Mahkememizce 19/01/2006 tarih … esas … Karar sayılı dosyasında yapılan yargılama sonunda davanın reddine ilişkin kurulan hükmün davacı vekili tarafından temyizi üzerine Yargıtaya gönderilmiş, Yargıtay … Hukuk Dairesi’nin 23/11/2007 gün ve … Esas, … Karar sayılı bozma ilamı ile; (…Davacı vekili, … projesi kapsamında…ada…parselde inşa edilen … Kültür ve Ticaret (Galleria) Merkezi, 21 nolu bağımsız bölüm oyun salonların olarak davalılara kiraya verildiğini, ilk olarak 26.03.1999 tarihinde davalı gerçek kişiler ile kira sözleşmesi imzalandığını, bilahare sözleşmenin kiracıların kurduğu diğer davalı şirkete uyarlanarak 01.07.1999 tarihinde yeni sözleşme imzalandığını, ancak kira başlangıç tarihinin 26.03.1999 olarak kiracı tarafından taahhüt edildiğini, sözleşmenin 5. maddesine göre kira bedeli ve ciro payı ödemesinin 2 yıl sonra başlayacağını, ödemesiz dönemin 25.03.2001 tarihinde sona erdiğini, ancak kiracının 20.04.2001 tarihinde haksız olarak sona erdirip mecurun anahtarını davacı bankaya telsim ettiğini ileri sürerek, şimdilik kira sözleşmesinin haksız feshi nedeniyle uğranılan zarar karşılığı 1.282.908.812.500 TL müsbet zararın ticari faiziyle birlikte tahsilini talep ve dava etmiştir.

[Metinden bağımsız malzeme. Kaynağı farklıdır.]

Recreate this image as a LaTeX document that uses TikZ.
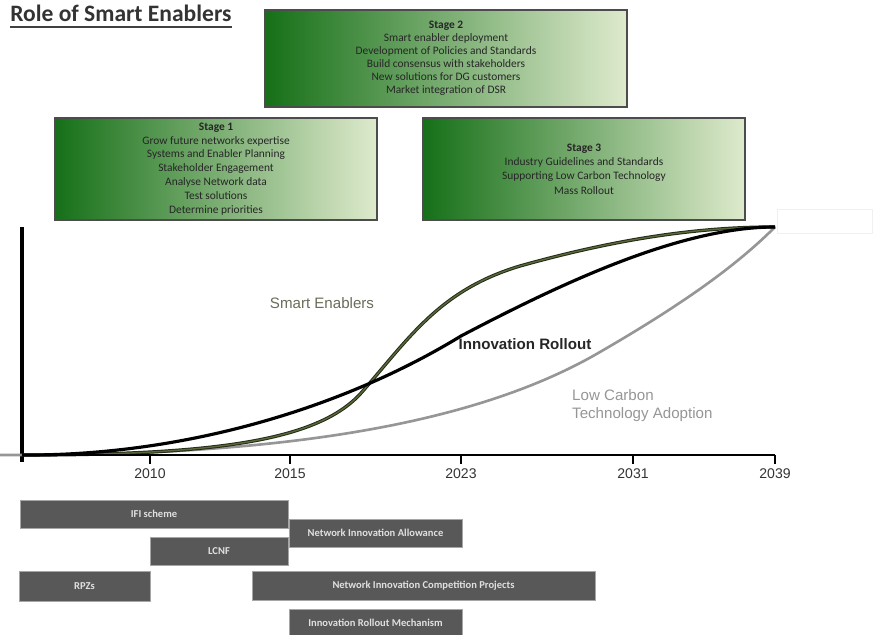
\documentclass[tikz,border=0pt]{standalone}
\usepackage{fontspec}
\setmainfont{Carlito}
\newfontfamily\arialfont{Liberation Sans}
\usepackage{tikz}
\usetikzlibrary{positioning}
\definecolor{stagedark}{RGB}{22,112,24}
\definecolor{stagemid}{RGB}{135,178,92}
\definecolor{stagelight}{RGB}{222,234,204}
\definecolor{schemegray}{RGB}{88,88,88}
\definecolor{enablercol}{RGB}{88,104,58}
\definecolor{enablertext}{RGB}{105,108,88}
\definecolor{carboncol}{RGB}{150,150,150}
\newcommand{\yeartick}[2]{\draw[axisline] (#1,455) -- (#1,464);
					\node[yearlabel] (y#2) at (#1,474) {#2};}
\tikzset{
	stagebox/.style={draw=gray!60!black, line width=1.1pt, left color=stagedark, middle color=stagemid, right color=stagelight, inner sep=0pt, align=center, text=black!85},
	schemebox/.style={fill=schemegray, draw=gray!70, line width=0.3pt, minimum height=0.56cm, inner sep=0pt, font=\fontsize{6}{7}\selectfont\bfseries, text=white!88!black},
	axisline/.style={line width=1.4pt, black},
	yearlabel/.style={font=\arialfont\fontsize{8}{9}\selectfont, text=black!80},
	curvelabel/.style={font=\arialfont\fontsize{8.6}{10.4}\selectfont}
}

\begin{document}
\begin{tikzpicture}[x=0.02cm, y=-0.02cm]
					
					\useasboundingbox (0,0) rectangle (873,635);
					
					\node[anchor=base west, inner sep=0pt, font=\fontsize{13.4}{15}\selectfont\bfseries, text=black!80] (title) at (10,22) {Role of Smart Enablers};
					\draw[black!75, line width=1.3pt] (10,27) -- (232,27);
					
					\node[stagebox, minimum width=7.24cm, minimum height=1.94cm, font=\fontsize{6.5}{7.4}\selectfont] (stage2) at (446,58.5) {\textbf{Stage 2}\\Smart enabler deployment\\Development of Policies and Standards\\Build consensus with stakeholders\\New solutions for DG customers\\Market integration of DSR};
					
					\node[stagebox, minimum width=6.44cm, minimum height=2.04cm, font=\fontsize{6.5}{7.9}\selectfont] (stage1) at (216,169) {\textbf{Stage 1}\\Grow future networks expertise\\Systems and Enabler Planning\\Stakeholder Engagement\\Analyse Network data\\Test solutions\\Determine priorities};
					
					\node[stagebox, minimum width=6.44cm, minimum height=2.04cm, font=\fontsize{6.5}{8.2}\selectfont] (stage3) at (584,169) {\textbf{Stage 3}\\Industry Guidelines and Standards\\Supporting Low Carbon Technology\\Mass Rollout};
					
					\node[draw=gray!12, minimum width=1.9cm, minimum height=0.48cm, inner sep=0pt] (endbox) at (825,221.5) {};
					
					\coordinate (origin) at (22,455);
					\coordinate (ytop) at (22,227);
					\coordinate (xend) at (775,455);
					\coordinate (peak) at (775,227);
					
					\draw[line width=2.3pt, black] ([yshift=-4]origin) -- (ytop);
					
					\draw[carboncol, line width=1.5pt] (0,455) -- (origin) .. controls (270,455) and (470,428) .. (600,352) .. controls (690,300) and (740,262) .. (peak);
					
					\draw[black!60!enablercol, line width=1.9pt] (origin) .. controls (220,455) and (320,440) .. (362,392) .. controls (410,337) and (440,290) .. (520,266) .. controls (620,238) and (700,227) .. (peak);
					\draw[enablercol, line width=0.8pt] (origin) .. controls (220,455) and (320,440) .. (362,392) .. controls (410,337) and (440,290) .. (520,266) .. controls (620,238) and (700,227) .. (peak);
					
					\draw[black, line width=1.8pt] (origin) .. controls (180,456) and (340,410) .. (461,336) .. controls (560,284) and (680,227) .. (peak);
					
					\draw[axisline] (origin) -- (xend);
					\yeartick{150}{2010}
					\yeartick{290}{2015}
					\yeartick{461}{2023}
					\yeartick{633}{2031}
					\yeartick{775}{2039}
					
					\node[curvelabel, text=enablertext] (smartlabel) at (322,303) {Smart Enablers};
					\node[curvelabel, font=\arialfont\fontsize{8.6}{10.4}\selectfont\bfseries, text=black!85] (rolloutlabel) at (525,344) {Innovation Rollout};
					\node[curvelabel, text=carboncol, align=left, anchor=north west] (carbonlabel) at (566,383) {Low Carbon\\Technology Adoption};
					
					\node[schemebox, minimum width=5.36cm] (ifi) at (154,514) {IFI scheme};
					\node[schemebox, minimum width=3.46cm] (nia) at (375.5,533) {Network Innovation Allowance};
					\node[schemebox, minimum width=2.76cm] (lcnf) at (219,551) {LCNF};
					\node[schemebox, minimum width=2.62cm, minimum height=0.6cm] (rpz) at (84.5,586) {RPZs};
					\node[schemebox, minimum width=6.86cm, minimum height=0.58cm] (nic) at (423.5,585.5) {Network Innovation Competition Projects};
					\node[schemebox, minimum width=3.46cm, minimum height=0.54cm] (irm) at (375.5,623) {Innovation Rollout Mechanism};
										
				\end{tikzpicture}
\end{document}
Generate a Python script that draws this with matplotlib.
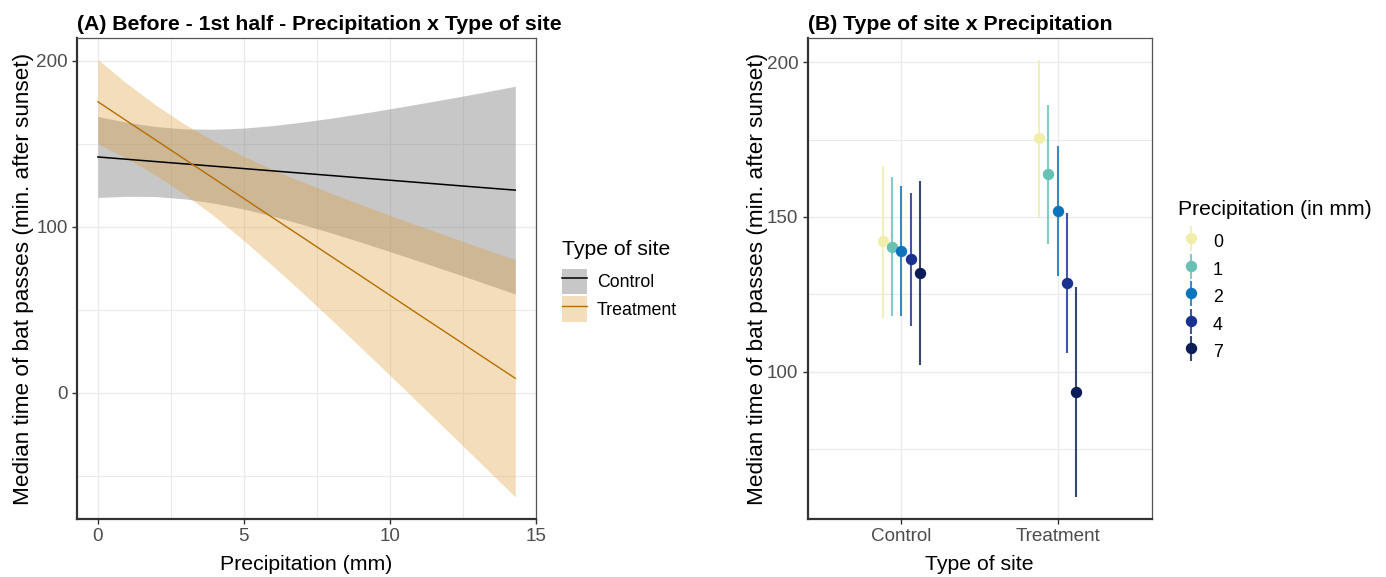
import matplotlib
matplotlib.use("Agg")
import matplotlib.pyplot as plt
from matplotlib.lines import Line2D
from matplotlib.patches import Patch
from matplotlib.legend_handler import HandlerTuple
import numpy as np

plt.rcParams["font.family"] = ["Liberation Sans", "DejaVu Sans"]

# panel A: fitted lines and confidence ribbons
precip = [0, 1, 2, 3, 4, 5, 6, 7, 8, 9, 10, 11, 12, 13, 14.3]
control_fit = [142, 140.6, 139.2, 137.8, 136.4, 135, 133.6, 132.2, 130.8, 129.4, 128, 126.6, 125.2, 123.8, 122]
control_hi = [166.4, 162.9, 160.3, 158.9, 158.7, 159.4, 160.9, 163.0, 165.4, 168.1, 171.0, 174.0, 177.1, 180.3, 184.6]
control_lo = [117.6, 118.3, 118.1, 116.7, 114.1, 110.6, 106.3, 101.4, 96.2, 90.7, 85.0, 79.2, 73.3, 67.3, 59.4]
treat_fit = [175.3, 163.6, 152.0, 140.3, 128.7, 117.0, 105.3, 93.7, 82.0, 70.4, 58.7, 47.0, 35.4, 23.7, 8.6]
treat_hi = [200.7, 186.2, 173.1, 161.4, 151.3, 142.4, 134.4, 127.1, 120.1, 113.5, 106.9, 100.5, 94.3, 88.0, 80.1]
treat_lo = [149.9, 141.0, 130.9, 119.2, 106.1, 91.6, 76.2, 60.3, 43.9, 27.3, 10.5, -6.5, -23.5, -40.6, -62.9]

# panel B: estimates per site type and precipitation level
sites = ["Control", "Treatment"]
precip_levels = ["0", "1", "2", "4", "7"]
est = {"Control": [142.1, 140.4, 139.0, 136.3, 131.8],
       "Treatment": [175.4, 163.8, 151.9, 128.6, 93.4]}
est_hi = {"Control": [166.5, 162.8, 159.9, 157.7, 161.7],
          "Treatment": [200.8, 186.3, 173.1, 151.3, 127.4]}
est_lo = {"Control": [117.3, 118.1, 118.1, 114.6, 102.2],
          "Treatment": [150.0, 141.4, 131.0, 106.0, 59.4]}
level_colors = ["#F0EEAA", "#67C1B5", "#0C74BC", "#19318F", "#0A1D58"]

W, H = 1386, 577
fig = plt.figure(figsize=(W / 100, H / 100), dpi=100)
axA = fig.add_axes([77 / W, 1 - 519 / H, (535.7 - 77) / W, (519 - 38) / H])
axB = fig.add_axes([807.5 / W, 1 - 519 / H, (1151.5 - 807.5) / W, (519 - 38) / H])

tick_col = "#4D4D4D"
fs_tick, fs_xlab, fs_ylab, fs_title = 13.6, 15.3, 16.2, 15.3
fs_leg, fs_legtitle = 12.8, 15.2


def style(ax):
    ax.set_axisbelow(True)
    ax.grid(True, which="major", color="#EBEBEB", lw=1.0)
    ax.grid(True, which="minor", color="#EBEBEB", lw=0.8)
    for side in ["left", "bottom"]:
        ax.spines[side].set_color("#333333")
        ax.spines[side].set_linewidth(1.6)
    for side in ["top", "right"]:
        ax.spines[side].set_color("#555555")
        ax.spines[side].set_linewidth(0.9)
    ax.tick_params(which="major", length=3.5, width=1.0, color="#333333",
                   labelsize=fs_tick, labelcolor=tick_col, pad=3.2)
    ax.tick_params(which="minor", length=0)


# ---- panel A
axA.fill_between(precip, control_lo, control_hi, color="#7F7F7F", alpha=0.43, lw=0)
axA.fill_between(precip, treat_lo, treat_hi, color="#DD982E", alpha=0.32, lw=0)
axA.plot(precip, control_fit, color="black", lw=1.1)
axA.plot(precip, treat_fit, color="#B56F00", lw=1.0)
axA.set_xlim(-0.715, 15.0)
axA.set_ylim(-76.2, 213.7)
axA.set_xticks([0, 5, 10, 15])
axA.set_xticks([2.5, 7.5, 12.5], minor=True)
axA.set_yticks([0, 100, 200])
axA.set_yticks([-50, 50, 150], minor=True)
style(axA)
axA.set_xlabel("Precipitation (mm)", fontsize=fs_xlab)
axA.set_ylabel("Median time of bat passes (min. after sunset)", fontsize=fs_ylab)
axA.xaxis.set_label_coords(0.5, -0.074)
axA.yaxis.set_label_coords(-0.094, 0.5)
axA.set_title("(A) Before - 1st half - Precipitation x Type of site",
              loc="left", fontsize=fs_title, fontweight="bold", pad=6)

legA = fig.legend(
    [(Patch(color="#7F7F7F", alpha=0.43, lw=0), Line2D([], [], color="black", lw=1.1)),
     (Patch(color="#DD982E", alpha=0.32, lw=0), Line2D([], [], color="#B56F00", lw=1.0))],
    ["Control", "Treatment"],
    handler_map={tuple: HandlerTuple(ndivide=1, pad=0)},
    title="Type of site", title_fontsize=fs_legtitle, fontsize=fs_leg,
    loc="upper left", bbox_to_anchor=(562 / W, 1 - 240 / H),
    frameon=False, borderpad=0, borderaxespad=0,
    handlelength=1.42, handleheight=1.85, handletextpad=0.55,
    labelspacing=0.1, alignment="left")
legA._legend_box.sep = 7

# ---- panel B
dodge = np.linspace(-0.12, 0.12, len(precip_levels))
for si, site in enumerate(sites):
    for li, lvl in enumerate(precip_levels):
        xpos = si + 1 + dodge[li]
        axB.vlines(xpos, est_lo[site][li], est_hi[site][li],
                   color=level_colors[li], lw=1.5, alpha=0.82)
        axB.plot(xpos, est[site][li], "o", color=level_colors[li], ms=8.2, mew=0)
axB.set_xlim(0.4, 2.6)
axB.set_ylim(52.3, 207.9)
axB.set_xticks([1, 2])
axB.set_xticklabels(sites)
axB.set_yticks([100, 150, 200])
axB.set_yticks([75, 125, 175], minor=True)
style(axB)
axB.set_xlabel("Type of site", fontsize=fs_xlab)
axB.set_ylabel("Median time of bat passes (min. after sunset)", fontsize=fs_ylab)
axB.xaxis.set_label_coords(0.5, -0.074)
axB.yaxis.set_label_coords(-0.114, 0.5)
axB.set_title("(B) Type of site x Precipitation",
              loc="left", fontsize=fs_title, fontweight="bold", pad=6)

handlesB = [(Line2D([], [], color=c, marker="|", ms=18, mew=1.5, ls="none", alpha=0.82),
             Line2D([], [], color=c, marker="o", ms=8.2, mew=0, ls="none"))
            for c in level_colors]
legB = fig.legend(
    handlesB, precip_levels,
    handler_map={tuple: HandlerTuple(ndivide=1, pad=0)},
    title="Precipitation (in mm)", title_fontsize=fs_legtitle, fontsize=fs_leg,
    loc="upper left", bbox_to_anchor=(1178 / W, 1 - 200 / H),
    frameon=False, borderpad=0, borderaxespad=0,
    handlelength=1.42, handleheight=1.85, handletextpad=0.55,
    labelspacing=0.1, alignment="left")
legB._legend_box.sep = 7

fig.savefig("out.png", dpi=100)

Davalılar vekili, kiralayan sıfatının dava dışı… A.Ş. olup, davacının aktif dava ehliyeti olmadığını, davaya konu kira sözleşmesinde davalı gerçek kişilerin taraf olmadığını, ve aleyhlerinde dava açılamayacağını, 26.03.1999 tarihli kira sözleşmesinin 18.06.1999 tarihli sözleşmenin yürürlüğe girmesi ile ortadan kalktığını, 26.03.1999 tarihli sözleşmeye dayanarak bir talepte bulunulamayacağını, ödemesiz dönemin 26.03.1999 tarihinde değil 18.06.1999 tarihinde sona erdiğini, kira sözleşmesinin müvekkili şirketin aşırı derecede zarara uğrattığını, müvekkilinin kusuru dışında gelişen olaylar nedeniyle işlem temelinin çöktüğünü, sözleşmenin uyarlanması yönündeki davalı şirket talebine cevap verilmemesi üzerine sözleşmeye konu yerin 20.04.2001 tarihinde tahliye edildiğini, davacının tazminat talep hakkı olmadığını, davacı tarafın tazminat talep hakkının olması halinde ise, davacının iade etmeyerek nakde çevirdiği teminat mektubu bedeli ile müvekkilince yapılan zorunlu ve faydalı gideri bedellerinin takas- mahsubu gerektiğini savunarak, davanın reddini istemiştir. Mahkemece bilirkişi raporu ve dosya kapsamına göre, kiralayan sıfatı ile sözleşmeyi imzalayan davacının aktif dava ehliyetinin bulunduğu, 26.03.1999 tarihli ilk sözleşmenin ardından davalı şirketin kurulduğu ve bu şirket ile 18.06.1999 tarihinde yeni bir sözleşmenin yapıldığı, artık ilk sözleşmenin yürürlükte olmadığı, 18.06.1999 tarihli sözleşmenin 18.maddesi gereğince üç ay önceden haber verilmesi koşulu ile davalı kiracının tek taraflı olarak sözleşmeyi fesih hakkı bulunduğu, davalının 20.02.2001 tarihli uyarlama talep eden dilekçesinde aynı zamanda akdin çekilmezliği nedeniyle fesholunacağının da bildirildiği, buna göre 3 aylık sürenin bitim tarihinin 20.05.2001 olup, yeni kira akdine göre bunun da ödemesiz döneme isabet ettiği, sözleşmeye uygun olarak fesih olgusunun gerçekleştiği, davacı tarafından 30.04.2001 tarihinde dava konusu 21 nolu bağımsız bölümün mevcut durum tespitinde listede yer alan tüm ekipmanların yerinde bulunduğunun saptandığı, hasarlı olan kalemler yönünden de davalının tazmin edilen teminat mektup bedelinin aşan bir zarar bulunmadığı gerekçesiyle, davanın reddine karar verilmiştir.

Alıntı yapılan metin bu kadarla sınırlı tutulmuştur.